The partial downtime started about 10 hours ago, or around 0900 US East Coast time, and AWS's DNS servers are still, at time of writing, under siege. This affects more than just S3: it will hamper any connections to Amazon services that rely on external DNS queries, such as the Amazon Relational Database Service (RDS), Simple Queue Service (SQS), CloudFront, Elastic Compute Cloud (EC2), and Elastic Load Balancing (ELB). These are services countless sites and applications rely on to handle visitors and process customer information.
A note on the Jeff-Bezos-run cloud titan's status page right now reads:
Intermittent DNS Resolution Errors
We are investigating reports of occasional DNS resolution errors with Route 53 and our external DNS providers. We are actively working towards resolution.
Meanwhile, earlier today, AWS customers said they received the following note from support agents indicating the US corp is under a DDoS cyber-assault:
We are investigating reports of occasional DNS resolution errors. The AWS DNS servers are currently under a DDoS attack.
Our DDoS mitigations are absorbing the vast majority of this traffic, but these mitigations are also flagging some legitimate customer queries at this time.

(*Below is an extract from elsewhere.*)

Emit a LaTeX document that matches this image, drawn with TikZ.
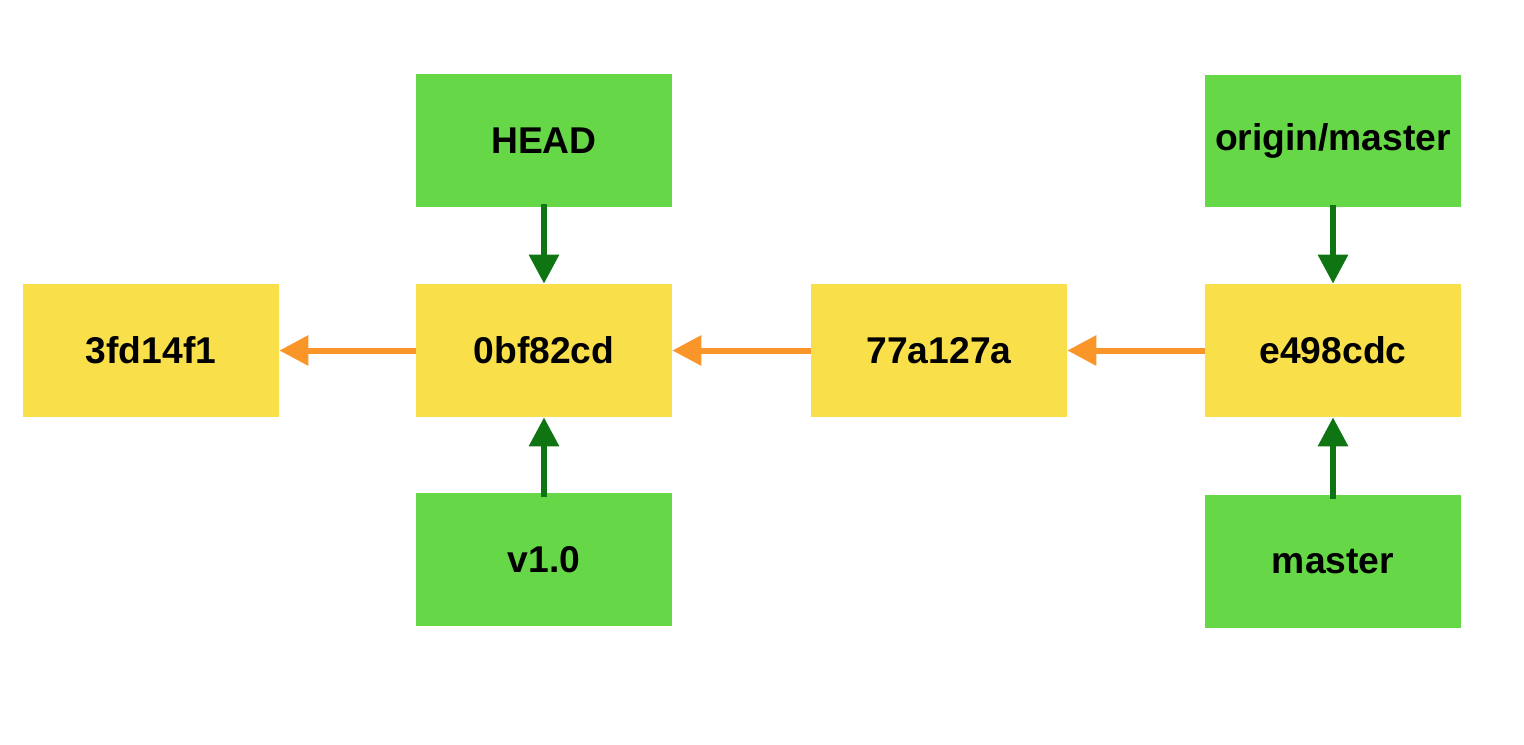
\documentclass[tikz,border=0pt]{standalone}
\usepackage{fontspec}
\setmainfont{Liberation Sans}
\usetikzlibrary{arrows.meta}
\definecolor{commitfill}{HTML}{F9E04B}
\definecolor{reffill}{HTML}{66D746}
\definecolor{parentarrow}{HTML}{FA9629}
\definecolor{refarrow}{HTML}{0F7512}
\begin{document}
\begin{tikzpicture}[x=0.02cm,y=-0.02cm]

% Define block styles
\tikzstyle{commit} = [rectangle, minimum width=5.12cm, minimum height=2.66cm, text centered, fill=commitfill, font=\fontsize{21.2}{25}\selectfont\bfseries]
\tikzstyle{ref} = [commit, fill=reffill]
\tikzstyle{parent} = [line width=0.12cm, draw=parentarrow, -{Triangle[length=0.58cm,width=0.58cm]}]
\tikzstyle{pointer} = [line width=0.12cm, draw=refarrow, -{Triangle[length=0.58cm,width=0.58cm]}]

\useasboundingbox (0,0) rectangle (1524,744);

% Define nodes
\node (c1) [commit] at (151,350.5) {3fd14f1};
\node (c2) [commit] at (544,350.5) {0bf82cd};
\node (c3) [commit] at (939,350.5) {77a127a};
\node (c4) [commit] at (1333,350.5) {e498cdc};

\node (head) [ref] at (544,140.5) {HEAD};
\node (tag) [ref] at (544,559.5) {v1.0};
\node (origin) [ref] at (1333,141) {origin/master};
\node (master) [ref] at (1333,561.5) {master};

% Draw arrows
\draw [parent] (c2.west) -- (c1.east);
\draw [parent] (c3.west) -- (c2.east);
\draw [parent] (c4.west) -- (c3.east);

\draw [pointer] ([yshift=0.06cm]head.south) -- (c2.north);
\draw [pointer] ([yshift=-0.08cm]tag.north) -- (c2.south);
\draw [pointer] ([yshift=0.06cm]origin.south) -- (c4.north);
\draw [pointer] ([yshift=-0.08cm]master.north) -- (c4.south);

\end{tikzpicture}
\end{document}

We are actively working on additional mitigations, as well as tracking down the source of the attack to shut it down. Amazon S3 customers experiencing impact from this event can update the configuration of their clients accessing S3 to specify the specific region that their bucket is in when making requests to mitigate impact.
For example, instead of "mybucket.s3.amazonaws.com" a customer would instead specify "mybucket.s3.us-west-2.amazonaws.com" for their bucket in the US-WEST-2 region. If you are using the AWS SDK, you can specify the region as part of the configuration of the Amazon S3 client to make sure your requests use this region-specific endpoint name.
The DNS resolution issues are also intermittently affecting other AWS Service endpoints like ELB, RDS, and EC2 that require public DNS resolution.
We've asked Amazon for more information. About an hour ago, its cloud support desk tweeted: "We're investigating reports of intermittent DNS resolution errors with Route 53 & our external DNS providers."
Digital Ocean, for one, has documented the impact of the DNS outage on its own systems here. ®
Updated to add at 0630 UTC October 23
Amazon now claims the outage is over. In a status page update, it said:
Between 10:30 AM and 6:30 PM PDT, we experienced intermittent errors with resolution of some AWS DNS names. Beginning at 5:16 PM, a very small number of specific DNS names experienced a higher error rate. These issues have been resolved.
However, some customers complain their AWS S3 resources at times remain unreachable. The tech giant's spokespeople are staying silent.
Meanwhile, if AWS's DNS servers go down again, you can deploy a DNS cache to keep a handy copy of queries around and prevent applications from falling over – just make sure you override Amazon's default TTL of a few seconds.